• [TASK PROMPT]: Read the data and repeat all of it exactly.

• [DATA EXCERPT]:
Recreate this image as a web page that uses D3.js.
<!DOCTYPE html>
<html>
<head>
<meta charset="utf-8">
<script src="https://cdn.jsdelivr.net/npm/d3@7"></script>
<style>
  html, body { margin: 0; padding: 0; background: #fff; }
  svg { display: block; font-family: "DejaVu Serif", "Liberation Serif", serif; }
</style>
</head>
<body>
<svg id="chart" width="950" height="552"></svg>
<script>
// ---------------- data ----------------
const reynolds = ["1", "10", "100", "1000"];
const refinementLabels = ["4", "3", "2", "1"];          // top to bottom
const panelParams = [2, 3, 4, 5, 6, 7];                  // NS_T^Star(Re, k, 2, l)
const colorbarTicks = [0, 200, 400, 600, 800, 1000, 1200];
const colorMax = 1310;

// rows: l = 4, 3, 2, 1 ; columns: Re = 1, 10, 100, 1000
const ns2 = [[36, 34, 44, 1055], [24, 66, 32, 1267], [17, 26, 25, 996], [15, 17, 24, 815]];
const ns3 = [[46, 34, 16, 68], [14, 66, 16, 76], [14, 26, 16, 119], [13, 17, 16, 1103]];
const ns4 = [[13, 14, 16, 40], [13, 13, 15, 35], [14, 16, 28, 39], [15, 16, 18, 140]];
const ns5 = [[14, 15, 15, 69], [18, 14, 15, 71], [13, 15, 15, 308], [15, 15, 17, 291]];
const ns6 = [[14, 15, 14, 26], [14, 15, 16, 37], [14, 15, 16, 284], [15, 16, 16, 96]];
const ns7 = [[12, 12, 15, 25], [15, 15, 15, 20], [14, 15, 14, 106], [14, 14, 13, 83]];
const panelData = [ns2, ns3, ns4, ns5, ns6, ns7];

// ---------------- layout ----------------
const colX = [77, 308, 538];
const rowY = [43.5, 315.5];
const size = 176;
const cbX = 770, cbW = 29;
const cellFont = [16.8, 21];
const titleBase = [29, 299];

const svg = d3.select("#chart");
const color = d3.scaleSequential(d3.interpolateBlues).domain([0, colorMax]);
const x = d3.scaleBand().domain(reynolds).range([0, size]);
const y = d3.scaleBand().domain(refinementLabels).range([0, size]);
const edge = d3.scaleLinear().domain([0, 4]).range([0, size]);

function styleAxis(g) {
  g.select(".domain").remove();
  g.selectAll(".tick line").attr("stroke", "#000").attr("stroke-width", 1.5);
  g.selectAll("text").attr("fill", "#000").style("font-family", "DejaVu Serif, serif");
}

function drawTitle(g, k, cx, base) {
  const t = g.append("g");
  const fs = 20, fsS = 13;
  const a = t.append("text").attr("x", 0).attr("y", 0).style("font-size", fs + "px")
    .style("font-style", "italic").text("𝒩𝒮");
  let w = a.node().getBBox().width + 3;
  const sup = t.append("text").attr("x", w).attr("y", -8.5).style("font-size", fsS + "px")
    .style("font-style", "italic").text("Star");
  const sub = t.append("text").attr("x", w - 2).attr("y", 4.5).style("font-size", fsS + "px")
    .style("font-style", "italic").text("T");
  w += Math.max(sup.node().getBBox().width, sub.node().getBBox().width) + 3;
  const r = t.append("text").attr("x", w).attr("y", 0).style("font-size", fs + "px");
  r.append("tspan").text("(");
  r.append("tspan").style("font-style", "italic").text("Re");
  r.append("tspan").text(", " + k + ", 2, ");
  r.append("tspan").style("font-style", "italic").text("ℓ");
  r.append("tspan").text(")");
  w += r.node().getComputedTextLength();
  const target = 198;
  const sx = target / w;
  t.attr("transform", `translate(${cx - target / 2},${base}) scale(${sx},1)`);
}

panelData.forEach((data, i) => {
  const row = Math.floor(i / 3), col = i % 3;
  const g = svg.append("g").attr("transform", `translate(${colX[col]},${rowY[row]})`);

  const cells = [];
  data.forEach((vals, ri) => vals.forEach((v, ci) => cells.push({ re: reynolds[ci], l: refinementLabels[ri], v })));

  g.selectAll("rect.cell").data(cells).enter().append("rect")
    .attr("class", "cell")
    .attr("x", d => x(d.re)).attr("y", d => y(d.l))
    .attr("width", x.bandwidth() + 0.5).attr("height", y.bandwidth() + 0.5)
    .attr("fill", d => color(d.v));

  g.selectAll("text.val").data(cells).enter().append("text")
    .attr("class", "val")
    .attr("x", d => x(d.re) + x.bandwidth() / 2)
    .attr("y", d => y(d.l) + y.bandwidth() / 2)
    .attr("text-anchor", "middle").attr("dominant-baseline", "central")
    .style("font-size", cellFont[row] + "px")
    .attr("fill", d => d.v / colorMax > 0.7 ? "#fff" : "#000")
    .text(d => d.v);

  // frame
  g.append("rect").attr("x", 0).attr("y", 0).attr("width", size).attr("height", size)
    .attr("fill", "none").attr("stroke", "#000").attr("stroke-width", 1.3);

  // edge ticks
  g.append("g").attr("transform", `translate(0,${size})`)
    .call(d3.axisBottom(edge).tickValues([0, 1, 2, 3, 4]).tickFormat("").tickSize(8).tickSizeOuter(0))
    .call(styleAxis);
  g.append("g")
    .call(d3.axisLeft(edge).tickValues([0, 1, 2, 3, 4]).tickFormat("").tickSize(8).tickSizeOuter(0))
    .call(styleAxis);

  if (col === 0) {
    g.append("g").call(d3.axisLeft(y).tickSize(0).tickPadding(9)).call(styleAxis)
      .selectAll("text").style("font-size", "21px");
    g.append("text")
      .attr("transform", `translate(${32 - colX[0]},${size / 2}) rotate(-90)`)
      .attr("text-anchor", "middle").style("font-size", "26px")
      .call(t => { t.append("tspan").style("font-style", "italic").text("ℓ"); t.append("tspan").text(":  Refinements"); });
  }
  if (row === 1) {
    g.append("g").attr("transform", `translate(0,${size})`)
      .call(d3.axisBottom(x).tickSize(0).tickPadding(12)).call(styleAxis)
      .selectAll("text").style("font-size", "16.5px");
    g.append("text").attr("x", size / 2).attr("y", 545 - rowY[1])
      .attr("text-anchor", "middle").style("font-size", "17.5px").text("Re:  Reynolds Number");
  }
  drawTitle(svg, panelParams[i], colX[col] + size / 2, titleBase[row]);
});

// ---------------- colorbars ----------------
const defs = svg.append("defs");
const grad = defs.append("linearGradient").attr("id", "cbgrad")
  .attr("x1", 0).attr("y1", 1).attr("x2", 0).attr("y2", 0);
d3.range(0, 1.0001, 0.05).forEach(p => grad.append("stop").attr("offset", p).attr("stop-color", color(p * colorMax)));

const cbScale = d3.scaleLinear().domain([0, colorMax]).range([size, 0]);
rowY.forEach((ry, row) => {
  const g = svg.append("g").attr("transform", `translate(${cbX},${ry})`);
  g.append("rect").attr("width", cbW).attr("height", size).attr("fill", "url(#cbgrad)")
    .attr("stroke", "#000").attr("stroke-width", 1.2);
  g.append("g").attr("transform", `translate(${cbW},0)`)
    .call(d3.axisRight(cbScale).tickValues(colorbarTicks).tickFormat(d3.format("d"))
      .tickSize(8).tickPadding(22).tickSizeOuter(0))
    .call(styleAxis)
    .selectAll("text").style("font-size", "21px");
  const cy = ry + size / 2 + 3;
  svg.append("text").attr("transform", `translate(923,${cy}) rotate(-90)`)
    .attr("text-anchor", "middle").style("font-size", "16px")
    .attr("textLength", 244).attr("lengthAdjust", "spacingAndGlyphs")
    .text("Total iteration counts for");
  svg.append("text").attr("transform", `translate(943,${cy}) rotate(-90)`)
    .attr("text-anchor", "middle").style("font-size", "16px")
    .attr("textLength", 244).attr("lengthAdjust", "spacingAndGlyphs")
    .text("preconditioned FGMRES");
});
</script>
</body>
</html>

• [CORRECT RESULT]:
Recreate this image as a web page that uses D3.js.
<!DOCTYPE html>
<html>
<head>
<meta charset="utf-8">
<script src="https://cdn.jsdelivr.net/npm/d3@7"></script>
<style>
  html, body { margin: 0; padding: 0; background: #fff; }
  svg { display: block; font-family: "DejaVu Serif", "Liberation Serif", serif; }
</style>
</head>
<body>
<svg id="chart" width="950" height="552"></svg>
<script>
// ---------------- data ----------------
const reynolds = ["1", "10", "100", "1000"];
const refinementLabels = ["4", "3", "2", "1"];          // top to bottom
const panelParams = [2, 3, 4, 5, 6, 7];                  // NS_T^Star(Re, k, 2, l)
const colorbarTicks = [0, 200, 400, 600, 800, 1000, 1200];
const colorMax = 1310;

// rows: l = 4, 3, 2, 1 ; columns: Re = 1, 10, 100, 1000
const ns2 = [[36, 34, 44, 1055], [24, 66, 32, 1267], [17, 26, 25, 996], [15, 17, 24, 815]];
const ns3 = [[46, 34, 16, 68], [14, 66, 16, 76], [14, 26, 16, 119], [13, 17, 16, 1103]];
const ns4 = [[13, 14, 16, 40], [13, 13, 15, 35], [14, 16, 28, 39], [15, 16, 18, 140]];
const ns5 = [[14, 15, 15, 69], [18, 14, 15, 71], [13, 15, 15, 308], [15, 15, 17, 291]];
const ns6 = [[14, 15, 14, 26], [14, 15, 16, 37], [14, 15, 16, 284], [15, 16, 16, 96]];
const ns7 = [[12, 12, 15, 25], [15, 15, 15, 20], [14, 15, 14, 106], [14, 14, 13, 83]];
const panelData = [ns2, ns3, ns4, ns5, ns6, ns7];

// ---------------- layout ----------------
const colX = [77, 308, 538];
const rowY = [43.5, 315.5];
const size = 176;
const cbX = 770, cbW = 29;
const cellFont = [16.8, 21];
const titleBase = [29, 299];

const svg = d3.select("#chart");
const color = d3.scaleSequential(d3.interpolateBlues).domain([0, colorMax]);
const x = d3.scaleBand().domain(reynolds).range([0, size]);
const y = d3.scaleBand().domain(refinementLabels).range([0, size]);
const edge = d3.scaleLinear().domain([0, 4]).range([0, size]);

function styleAxis(g) {
  g.select(".domain").remove();
  g.selectAll(".tick line").attr("stroke", "#000").attr("stroke-width", 1.5);
  g.selectAll("text").attr("fill", "#000").style("font-family", "DejaVu Serif, serif");
}

function drawTitle(g, k, cx, base) {
  const t = g.append("g");
  const fs = 20, fsS = 13;
  const a = t.append("text").attr("x", 0).attr("y", 0).style("font-size", fs + "px")
    .style("font-style", "italic").text("𝒩𝒮");
  let w = a.node().getBBox().width + 3;
  const sup = t.append("text").attr("x", w).attr("y", -8.5).style("font-size", fsS + "px")
    .style("font-style", "italic").text("Star");
  const sub = t.append("text").attr("x", w - 2).attr("y", 4.5).style("font-size", fsS + "px")
    .style("font-style", "italic").text("T");
  w += Math.max(sup.node().getBBox().width, sub.node().getBBox().width) + 3;
  const r = t.append("text").attr("x", w).attr("y", 0).style("font-size", fs + "px");
  r.append("tspan").text("(");
  r.append("tspan").style("font-style", "italic").text("Re");
  r.append("tspan").text(", " + k + ", 2, ");
  r.append("tspan").style("font-style", "italic").text("ℓ");
  r.append("tspan").text(")");
  w += r.node().getComputedTextLength();
  const target = 198;
  const sx = target / w;
  t.attr("transform", `translate(${cx - target / 2},${base}) scale(${sx},1)`);
}

panelData.forEach((data, i) => {
  const row = Math.floor(i / 3), col = i % 3;
  const g = svg.append("g").attr("transform", `translate(${colX[col]},${rowY[row]})`);

  const cells = [];
  data.forEach((vals, ri) => vals.forEach((v, ci) => cells.push({ re: reynolds[ci], l: refinementLabels[ri], v })));

  g.selectAll("rect.cell").data(cells).enter().append("rect")
    .attr("class", "cell")
    .attr("x", d => x(d.re)).attr("y", d => y(d.l))
    .attr("width", x.bandwidth() + 0.5).attr("height", y.bandwidth() + 0.5)
    .attr("fill", d => color(d.v));

  g.selectAll("text.val").data(cells).enter().append("text")
    .attr("class", "val")
    .attr("x", d => x(d.re) + x.bandwidth() / 2)
    .attr("y", d => y(d.l) + y.bandwidth() / 2)
    .attr("text-anchor", "middle").attr("dominant-baseline", "central")
    .style("font-size", cellFont[row] + "px")
    .attr("fill", d => d.v / colorMax > 0.7 ? "#fff" : "#000")
    .text(d => d.v);

  // frame
  g.append("rect").attr("x", 0).attr("y", 0).attr("width", size).attr("height", size)
    .attr("fill", "none").attr("stroke", "#000").attr("stroke-width", 1.3);

  // edge ticks
  g.append("g").attr("transform", `translate(0,${size})`)
    .call(d3.axisBottom(edge).tickValues([0, 1, 2, 3, 4]).tickFormat("").tickSize(8).tickSizeOuter(0))
    .call(styleAxis);
  g.append("g")
    .call(d3.axisLeft(edge).tickValues([0, 1, 2, 3, 4]).tickFormat("").tickSize(8).tickSizeOuter(0))
    .call(styleAxis);

  if (col === 0) {
    g.append("g").call(d3.axisLeft(y).tickSize(0).tickPadding(9)).call(styleAxis)
      .selectAll("text").style("font-size", "21px");
    g.append("text")
      .attr("transform", `translate(${32 - colX[0]},${size / 2}) rotate(-90)`)
      .attr("text-anchor", "middle").style("font-size", "26px")
      .call(t => { t.append("tspan").style("font-style", "italic").text("ℓ"); t.append("tspan").text(":  Refinements"); });
  }
  if (row === 1) {
    g.append("g").attr("transform", `translate(0,${size})`)
      .call(d3.axisBottom(x).tickSize(0).tickPadding(12)).call(styleAxis)
      .selectAll("text").style("font-size", "16.5px");
    g.append("text").attr("x", size / 2).attr("y", 545 - rowY[1])
      .attr("text-anchor", "middle").style("font-size", "17.5px").text("Re:  Reynolds Number");
  }
  drawTitle(svg, panelParams[i], colX[col] + size / 2, titleBase[row]);
});

// ---------------- colorbars ----------------
const defs = svg.append("defs");
const grad = defs.append("linearGradient").attr("id", "cbgrad")
  .attr("x1", 0).attr("y1", 1).attr("x2", 0).attr("y2", 0);
d3.range(0, 1.0001, 0.05).forEach(p => grad.append("stop").attr("offset", p).attr("stop-color", color(p * colorMax)));

const cbScale = d3.scaleLinear().domain([0, colorMax]).range([size, 0]);
rowY.forEach((ry, row) => {
  const g = svg.append("g").attr("transform", `translate(${cbX},${ry})`);
  g.append("rect").attr("width", cbW).attr("height", size).attr("fill", "url(#cbgrad)")
    .attr("stroke", "#000").attr("stroke-width", 1.2);
  g.append("g").attr("transform", `translate(${cbW},0)`)
    .call(d3.axisRight(cbScale).tickValues(colorbarTicks).tickFormat(d3.format("d"))
      .tickSize(8).tickPadding(22).tickSizeOuter(0))
    .call(styleAxis)
    .selectAll("text").style("font-size", "21px");
  const cy = ry + size / 2 + 3;
  svg.append("text").attr("transform", `translate(923,${cy}) rotate(-90)`)
    .attr("text-anchor", "middle").style("font-size", "16px")
    .attr("textLength", 244).attr("lengthAdjust", "spacingAndGlyphs")
    .text("Total iteration counts for");
  svg.append("text").attr("transform", `translate(943,${cy}) rotate(-90)`)
    .attr("text-anchor", "middle").style("font-size", "16px")
    .attr("textLength", 244).attr("lengthAdjust", "spacingAndGlyphs")
    .text("preconditioned FGMRES");
});
</script>
</body>
</html>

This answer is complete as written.